“Body positivity is a journey, and it’s definitely not linear. It’s not something you just magically have and it’s not something that can ever be considered mastered. That’s what makes it so special,” said Loren Breidenbach, co-president of the Body Positivity Club. The body positivity movement, the inspiration behind the club, was created in response to what many perceive as the unrealistic expectations of beauty placed on both men and women by society. Driven by their own struggles with body positivity, co-presidents Bisbee Hall and Breidenbach aim to help students feel comfortable in their bodies and educate them on the dangers of diet culture.
The Body Positivity Club has existed at Berkeley High School (BHS) for years through the Body Positive Organization, but, this school year, Breidenbach and Hall chose to operate more independently in order to make the club more student-focused. “There is such a great need for this type of organization at our school, which is ironic because I kind of feel like it’s also super neglected. It’s so common to just walk into the girl’s bathroom and be flooded with so many people sharing such negative opinions,” said Breidenbach.
According to Breidenbach, body positivity “doesn’t mean that you have to be 100 percent confident and flaunting yourself all the time … It’s about recognizing everything that contributes to who you are and honoring all your body does to make you that person”.

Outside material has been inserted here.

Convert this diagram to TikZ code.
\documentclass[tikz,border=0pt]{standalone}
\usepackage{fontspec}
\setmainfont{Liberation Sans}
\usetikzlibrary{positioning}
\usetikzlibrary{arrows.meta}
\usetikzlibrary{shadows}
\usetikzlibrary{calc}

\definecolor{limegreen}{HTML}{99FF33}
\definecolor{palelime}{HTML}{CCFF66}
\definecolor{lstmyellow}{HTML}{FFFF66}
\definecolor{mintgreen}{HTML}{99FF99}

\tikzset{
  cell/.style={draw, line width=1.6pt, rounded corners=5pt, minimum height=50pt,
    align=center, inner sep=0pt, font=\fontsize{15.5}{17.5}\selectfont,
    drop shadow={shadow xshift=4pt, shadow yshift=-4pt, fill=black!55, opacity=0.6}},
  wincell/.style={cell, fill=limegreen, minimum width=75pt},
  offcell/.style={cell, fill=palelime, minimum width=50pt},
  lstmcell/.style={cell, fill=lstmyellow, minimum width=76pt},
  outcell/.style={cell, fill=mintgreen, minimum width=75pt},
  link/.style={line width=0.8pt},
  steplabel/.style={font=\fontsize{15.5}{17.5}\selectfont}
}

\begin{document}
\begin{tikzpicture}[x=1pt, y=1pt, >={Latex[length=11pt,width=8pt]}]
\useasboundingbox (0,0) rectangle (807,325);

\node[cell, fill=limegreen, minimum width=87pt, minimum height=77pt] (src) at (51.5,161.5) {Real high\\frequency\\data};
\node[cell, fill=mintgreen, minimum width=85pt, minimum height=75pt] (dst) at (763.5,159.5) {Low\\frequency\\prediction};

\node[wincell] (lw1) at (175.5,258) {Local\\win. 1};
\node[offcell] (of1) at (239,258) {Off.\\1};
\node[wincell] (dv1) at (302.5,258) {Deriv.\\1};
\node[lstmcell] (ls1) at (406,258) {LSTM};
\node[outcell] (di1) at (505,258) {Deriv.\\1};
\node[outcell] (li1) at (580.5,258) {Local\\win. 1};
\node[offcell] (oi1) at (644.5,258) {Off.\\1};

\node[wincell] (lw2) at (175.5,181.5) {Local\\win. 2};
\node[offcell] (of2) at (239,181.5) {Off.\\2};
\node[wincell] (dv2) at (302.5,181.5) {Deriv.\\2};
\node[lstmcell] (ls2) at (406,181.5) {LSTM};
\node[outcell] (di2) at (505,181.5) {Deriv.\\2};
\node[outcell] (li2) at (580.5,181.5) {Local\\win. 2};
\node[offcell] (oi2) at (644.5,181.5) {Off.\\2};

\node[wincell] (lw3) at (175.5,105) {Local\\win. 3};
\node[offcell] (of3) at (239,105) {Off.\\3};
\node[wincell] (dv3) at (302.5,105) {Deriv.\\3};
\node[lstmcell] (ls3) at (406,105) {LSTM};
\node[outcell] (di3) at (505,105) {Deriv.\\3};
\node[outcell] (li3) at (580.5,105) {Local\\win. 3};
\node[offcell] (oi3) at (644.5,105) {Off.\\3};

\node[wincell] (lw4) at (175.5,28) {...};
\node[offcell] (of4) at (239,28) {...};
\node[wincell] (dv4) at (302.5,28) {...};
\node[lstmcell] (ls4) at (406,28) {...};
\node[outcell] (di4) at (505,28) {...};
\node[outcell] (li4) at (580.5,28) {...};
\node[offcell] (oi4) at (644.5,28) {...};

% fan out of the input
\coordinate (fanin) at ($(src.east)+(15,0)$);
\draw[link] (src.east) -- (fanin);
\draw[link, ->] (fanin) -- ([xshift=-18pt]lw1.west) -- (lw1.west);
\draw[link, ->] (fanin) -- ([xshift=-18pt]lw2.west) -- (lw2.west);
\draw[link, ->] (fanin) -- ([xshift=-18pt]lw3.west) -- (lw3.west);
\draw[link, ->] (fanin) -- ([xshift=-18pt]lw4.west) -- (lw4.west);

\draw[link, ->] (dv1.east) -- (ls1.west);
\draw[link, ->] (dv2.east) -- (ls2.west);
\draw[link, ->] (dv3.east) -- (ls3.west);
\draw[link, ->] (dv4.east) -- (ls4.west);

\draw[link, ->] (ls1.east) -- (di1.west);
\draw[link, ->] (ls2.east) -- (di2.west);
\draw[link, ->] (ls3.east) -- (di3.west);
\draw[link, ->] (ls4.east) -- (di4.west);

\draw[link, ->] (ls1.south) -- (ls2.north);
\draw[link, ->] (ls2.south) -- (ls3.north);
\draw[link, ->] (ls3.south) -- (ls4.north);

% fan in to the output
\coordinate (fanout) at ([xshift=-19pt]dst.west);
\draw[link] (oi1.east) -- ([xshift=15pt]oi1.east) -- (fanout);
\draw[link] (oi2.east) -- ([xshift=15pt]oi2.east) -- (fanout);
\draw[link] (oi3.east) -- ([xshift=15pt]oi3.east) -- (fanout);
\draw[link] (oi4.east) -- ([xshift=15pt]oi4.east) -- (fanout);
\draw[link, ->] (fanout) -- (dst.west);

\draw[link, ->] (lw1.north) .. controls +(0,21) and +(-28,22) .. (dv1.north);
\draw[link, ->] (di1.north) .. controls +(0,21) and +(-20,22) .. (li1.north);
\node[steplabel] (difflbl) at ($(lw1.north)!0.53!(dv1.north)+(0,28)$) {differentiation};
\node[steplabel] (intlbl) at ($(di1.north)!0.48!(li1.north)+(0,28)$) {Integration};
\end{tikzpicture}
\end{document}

At club meetings, members discuss “the complexities of diet culture, body dysmorphia, eating disorders, and societal standards of a ‘perfect body,’” said Hall. The club also does different activities such as sticking post-its with positive affirmations around BHS and sketching designs on models with diverse body types. In November, the club raised $550 for the National Eating Disorders (NEDA) walk.
In the future, Breidenbach and Hall aim to include all of BHS through assemblies and body positive seminars in certain classes. They also hope to expand the diversity of the club to include a broader range of backgrounds and body types. For Academic Choice (AC) junior Miles Miller, being a member of the Body Positivity Club has given him “a place to be able to talk about insecurities with people going through the same experiences,” and helped him discover how to have a positive relationship with his body.
According to Breidenbach, changing how people feel about their bodies includes eliminating the negative connotation of the word “fat.” “Something that our society needs to understand is that the word ‘fat’ is not a bad one, it’s simply a descriptor and quite frankly something that all of our bodies possess,” she said. In order to accomplish this, Hall and Breidenbach believe high schools should be responsible for educating students on body positivity and diet culture. “If I had learned from early on what diet culture was, how it affects me … my journey would have been completely different. BHS in particular needs to do a better job educating its students on diet culture,” said Anya Draves, a sophomore in AC.
The club provides a space for students to discuss their struggles with their peers. Breidenbach said, “I hope that members of Body Positivity are able to take away a new way of thinking about themselves … as well as the ability to pick themselves up when loving themselves just seems completely [plausible].”